On Tue, Jan 25, 2011 at 21:51, Chris Smith <cdsm...@gmail.com> wrote:
> On Tue, 2011-01-25 at 21:41 -0800, John Millikin wrote:
>> Licensing is a property of the code, not the package; Cabal's
>> licensing field is only a useful shorthand for "most of the code here
>> is covered by...".
>
> That would be a very dangerous position to take.  When the Cabal license
> field informs someone that something is licensed under the BSD, I think
> any reasonable person would assume that means ALL of the code is
> licensed under the BSD, and without added restrictions.  We're being
> extremely unhelpful if developers have to read through every source file
> in every library they use, and all of its indirect dependencies, to make
> sure there's not an additional restriction in there somewhere.
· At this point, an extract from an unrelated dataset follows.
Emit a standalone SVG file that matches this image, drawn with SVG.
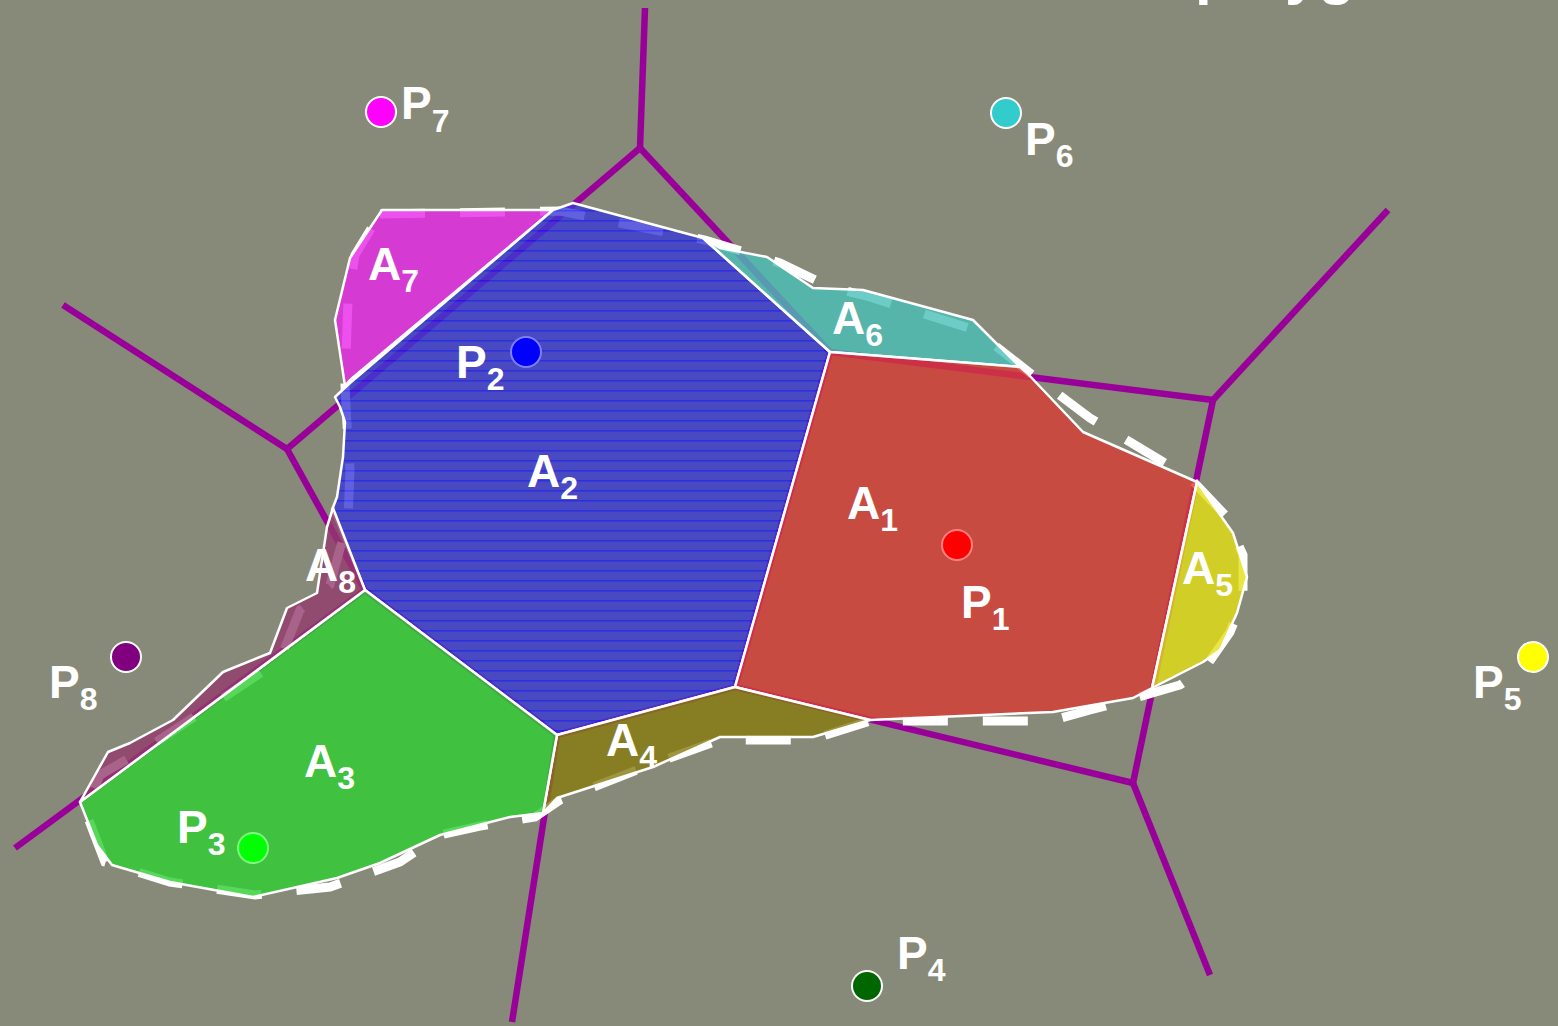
<svg xmlns="http://www.w3.org/2000/svg" width="1558" height="1026" viewBox="0 0 1558 1026">
<defs>
<style>
.vl{stroke:#990099;stroke-width:6.5;fill:none;stroke-linecap:butt}
.dash{fill:none;stroke:#ffffff;stroke-width:9;stroke-dasharray:45 35}
.reg{stroke:#ffffff;stroke-width:2.5;stroke-linejoin:round;fill-opacity:0.8}
.lbl{font-family:"Liberation Sans",Arial,sans-serif;font-weight:bold;font-size:46px;fill:#ffffff}
.sub{font-size:32px}
.pt{stroke-width:2}
</style>
<pattern id="hl" width="10" height="10" patternUnits="userSpaceOnUse">
<rect width="10" height="10" fill="#3a3ad4"/>
<rect y="0" width="10" height="1.6" fill="#1818f8"/>
</pattern>
</defs>
<rect width="1558" height="1026" fill="#878a78"/>
<text class="lbl" x="1195" y="-7" style="font-size:60px">polygons</text>

<g id="connectors">
<path class="vl" d="M645,8 L640,148"/>
<path class="vl" d="M640,148 L287,449"/>
<path class="vl" d="M640,148 L830,352"/>
<path class="vl" d="M287,449 L63,305"/>
<path class="vl" d="M287,449 L365,590"/>
<path class="vl" d="M365,590 L557,735"/>
<path class="vl" d="M365,590 L15,848"/>
<path class="vl" d="M557,735 L735,687"/>
<path class="vl" d="M557,735 L512,1022"/>
<path class="vl" d="M735,687 L830,352"/>
<path class="vl" d="M735,687 L1133,783"/>
<path class="vl" d="M830,352 L1213,400"/>
<path class="vl" d="M1213,400 L1388,210"/>
<path class="vl" d="M1213,400 L1133,783"/>
<path class="vl" d="M1133,783 L1210,975"/>
</g>

<g id="outline">
<path class="dash" d="M380,214 L560,211 L705,240 L780,263 L830,287 L870,297 L975,330 L1030,373 L1090,418 L1190,478 L1225,515 L1243,555 L1243,600 L1230,632 L1205,668 L1180,685 L1135,698 L1090,710 L1050,721 L870,721 L810,740 L720,740 L650,765 L560,800 L535,817 L480,826 L440,835 L400,862 L330,887 L255,895 L170,882 L105,862 L85,810 L100,775 L150,746 L220,700 L280,660 L300,610 L330,585 L348,520 L350,470 L347,425 L345,385 L348,300 L355,255 Z"/>
</g>

<g id="A7"><path class="reg" fill="#e926e8" d="M382,210 L553,210 L350,380 L345,386 L335,320 L350,258 Z"/>
<text class="lbl" x="368" y="280">A<tspan class="sub" dy="12">7</tspan></text></g>
<g id="A2"><path class="reg" fill="url(#hl)" d="M553,210 L573,203 L703,238 L830,352 L735,687 L557,735 L365,590 L332,510 L337,497 L343,457 L345,422 L340,407 L335,397 L350,383 Z"/>
<text class="lbl" x="527" y="487">A<tspan class="sub" dy="12">2</tspan></text></g>
<g id="A6"><path class="reg" fill="#48bfb7" d="M703,238 L720,248 L767,257 L813,288 L863,290 L973,320 L1020,367 L830,352 Z"/>
<text class="lbl" x="832" y="334">A<tspan class="sub" dy="12">6</tspan></text></g>
<g id="A1"><path class="reg" fill="#d83b33" d="M830,352 L1020,367 L1027,373 L1083,432 L1197,482 L1152,688 L1133,698 L1093,705 L1053,712 L870,720 L735,687 Z"/>
<text class="lbl" x="847" y="519">A<tspan class="sub" dy="12">1</tspan></text></g>
<g id="A5"><path class="reg" fill="#e4de14" d="M1197,482 L1233,533 L1247,577 L1237,613 L1220,650 L1203,662 L1152,688 Z"/>
<text class="lbl" x="1182" y="584">A<tspan class="sub" dy="12">5</tspan></text></g>
<g id="A4"><path class="reg" fill="#877a0e" d="M735,687 L870,720 L813,737 L720,737 L653,767 L557,798 L543,813 L557,735 Z"/>
<text class="lbl" x="606" y="756">A<tspan class="sub" dy="12">4</tspan></text></g>
<g id="A3"><path class="reg" fill="#2ece32" d="M365,590 L557,735 L543,813 L510,817 L440,835 L380,863 L337,878 L253,897 L170,882 L112,865 L97,845 L80,802 Z"/>
<text class="lbl" x="304" y="777">A<tspan class="sub" dy="12">3</tspan></text></g>
<g id="A8"><path class="reg" fill="#933b6b" d="M80,802 L108,752 L130,743 L173,720 L223,672 L270,653 L287,608 L317,593 L327,527 L333,508 L365,590 Z"/>
<text class="lbl" x="305" y="581">A<tspan class="sub" dy="12">8</tspan></text></g>

<g id="P7"><circle class="pt" cx="381" cy="112" r="15" fill="#ff00ff" stroke="#ffffff"/>
<text class="lbl" x="401" y="119">P<tspan class="sub" dy="13">7</tspan></text></g>
<g id="P6"><circle class="pt" cx="1006" cy="113" r="15" fill="#33cccc" stroke="#ffffff"/>
<text class="lbl" x="1025" y="155">P<tspan class="sub" dy="12">6</tspan></text></g>
<g id="P2"><circle class="pt" cx="526" cy="352" r="15" fill="#0000ff" stroke="#8080ff"/>
<text class="lbl" x="456" y="378">P<tspan class="sub" dy="12">2</tspan></text></g>
<g id="P1"><circle class="pt" cx="957" cy="545" r="15" fill="#ff0000" stroke="#ff8080"/>
<text class="lbl" x="961" y="618">P<tspan class="sub" dy="12">1</tspan></text></g>
<g id="P8"><circle class="pt" cx="126" cy="657" r="15" fill="#800080" stroke="#ffffff"/>
<text class="lbl" x="49" y="698">P<tspan class="sub" dy="12">8</tspan></text></g>
<g id="P5"><circle class="pt" cx="1533" cy="657" r="15" fill="#ffff00" stroke="#ffffff"/>
<text class="lbl" x="1473" y="698">P<tspan class="sub" dy="12">5</tspan></text></g>
<g id="P3"><circle class="pt" cx="253" cy="848" r="15" fill="#00ff00" stroke="#80ff80"/>
<text class="lbl" x="177" y="843">P<tspan class="sub" dy="12">3</tspan></text></g>
<g id="P4"><circle class="pt" cx="867" cy="986" r="15" fill="#006600" stroke="#ffffff"/>
<text class="lbl" x="897" y="969">P<tspan class="sub" dy="12">4</tspan></text></g>
</svg>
I don't think a reasonable person would assume that. Based on the
almost universal habit of noting the license in source file comment
headers, a reasonable programmer would know to check the status of any
code he wants to copy into his own works.
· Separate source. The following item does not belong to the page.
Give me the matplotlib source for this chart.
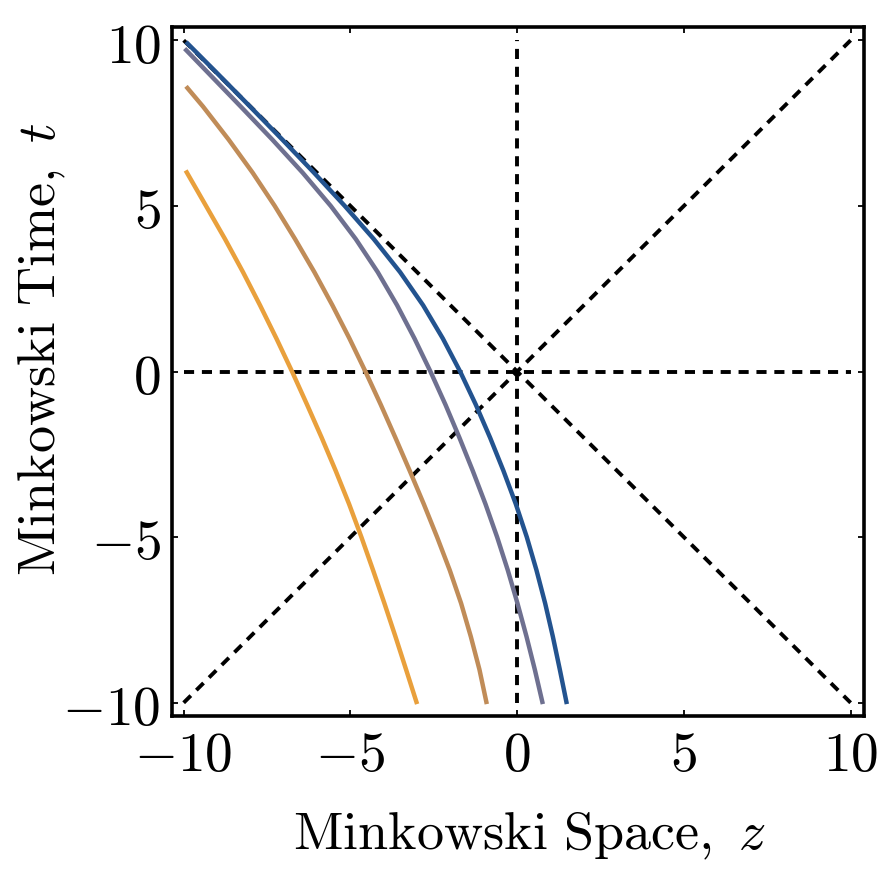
import matplotlib
matplotlib.use("Agg")
from matplotlib import pyplot as plt

# worldlines: (t, z) pairs
blue_t = [9.95, 9, 8, 7, 6, 5, 4, 3, 2, 1, 0, -1, -2, -3, -4, -5, -6, -7, -8, -9, -10.04]
blue_z = [-9.93, -8.99, -8.01, -7.04, -6.09, -5.17, -4.30, -3.51, -2.82, -2.23, -1.71,
          -1.24, -0.81, -0.41, -0.04, 0.29, 0.58, 0.84, 1.07, 1.28, 1.49]

gray_t = [9.75, 9, 8, 7, 6, 5, 4, 3, 2, 1, 0, -1, -2, -3, -4, -5, -6, -7, -8, -9, -10.04]
gray_z = [-9.97, -9.25, -8.29, -7.34, -6.43, -5.59, -4.84, -4.18, -3.6, -3.08, -2.6,
          -2.15, -1.73, -1.33, -0.95, -0.6, -0.28, 0.01, 0.28, 0.53, 0.77]

brown_t = [8.61, 8, 7, 6, 5, 4, 3, 2, 1, 0, -1, -2, -3, -4, -5, -6, -7, -8, -9, -10.04]
brown_z = [-9.93, -9.42, -8.65, -7.93, -7.27, -6.66, -6.08, -5.54, -5.03, -4.55,
           -4.09, -3.65, -3.22, -2.80, -2.40, -2.02, -1.68, -1.39, -1.13, -0.91]

orange_t = [6.07, 5, 4, 3, 2, 1, 0, -1, -2, -3, -4, -5, -6, -7, -8, -9, -10.04]
orange_z = [-9.94, -9.33, -8.76, -8.22, -7.71, -7.22, -6.75, -6.3, -5.86, -5.44, -5.04,
            -4.67, -4.32, -3.98, -3.65, -3.33, -3.0]

curve_colors = ["#23538f", "#6e7090", "#c08c58", "#e9a03c"]

ticks = [-10, -5, 0, 5, 10]
tick_labels = [r"$-10$", r"$-5$", r"$0$", r"$5$", r"$10$"]
span = [-10, 10]


def main():
    plt.rcParams["mathtext.fontset"] = "cm"
    plt.rcParams["font.family"] = ["DejaVu Serif"]

    fig = plt.figure(figsize=(8.93, 8.79), dpi=100)
    ax = fig.add_axes([0.1926, 0.1843, 0.9675 - 0.1926, 0.9681 - 0.1843])

    dash = (0, (2.6, 2.0))
    ax.plot(span, span, color="black", lw=2.8, linestyle=dash)
    ax.plot(span, [-v for v in span], color="black", lw=2.8, linestyle=dash)
    ax.plot([0, 0], span, color="black", lw=2.8, linestyle=dash)
    ax.plot(span, [0, 0], color="black", lw=2.8, linestyle=dash)

    curves = [(blue_z, blue_t), (gray_z, gray_t), (brown_z, brown_t), (orange_z, orange_t)]
    for (z, t), c in zip(curves, curve_colors):
        ax.plot(z, t, color=c, lw=3.2, solid_capstyle="butt", solid_joinstyle="round")

    ax.set_xlim(-10.35, 10.4)
    ax.set_ylim(-10.4, 10.4)
    ax.set_xticks(ticks)
    ax.set_xticklabels(tick_labels)
    ax.set_yticks(ticks)
    ax.set_yticklabels(tick_labels)
    ax.tick_params(direction="in", length=4, width=1.3, top=True, right=True,
                   labelsize=40, pad=8)
    for s in ax.spines.values():
        s.set_linewidth(2.6)

    ax.set_xlabel(r"$\mathrm{Minkowski\ Space,}\ z$", fontsize=39)
    ax.set_ylabel(r"$\mathrm{Minkowski\ Time,}\ t$", fontsize=39)
    ax.xaxis.set_label_coords(0.517, -0.135)
    ax.yaxis.set_label_coords(-0.15, 0.534)

    fig.savefig("out.png", dpi=100)


if __name__ == "__main__":
    main()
For example, if I copy some BSD3 code into one of my GPL'd libraries,
that code remains BSD3 (and owned by the original author). The Cabal
field will still say GPL, because most of the code is GPL, but some of
it is not.

Alternatively, I could bundle a GPL'd test script with BSD3 code. The
code itself (and hence Cabal file) is BSD3, but not everything in the
archive is.

The package's dependencies are irrelevant, unless the package's code
was itself copied from one of its deps.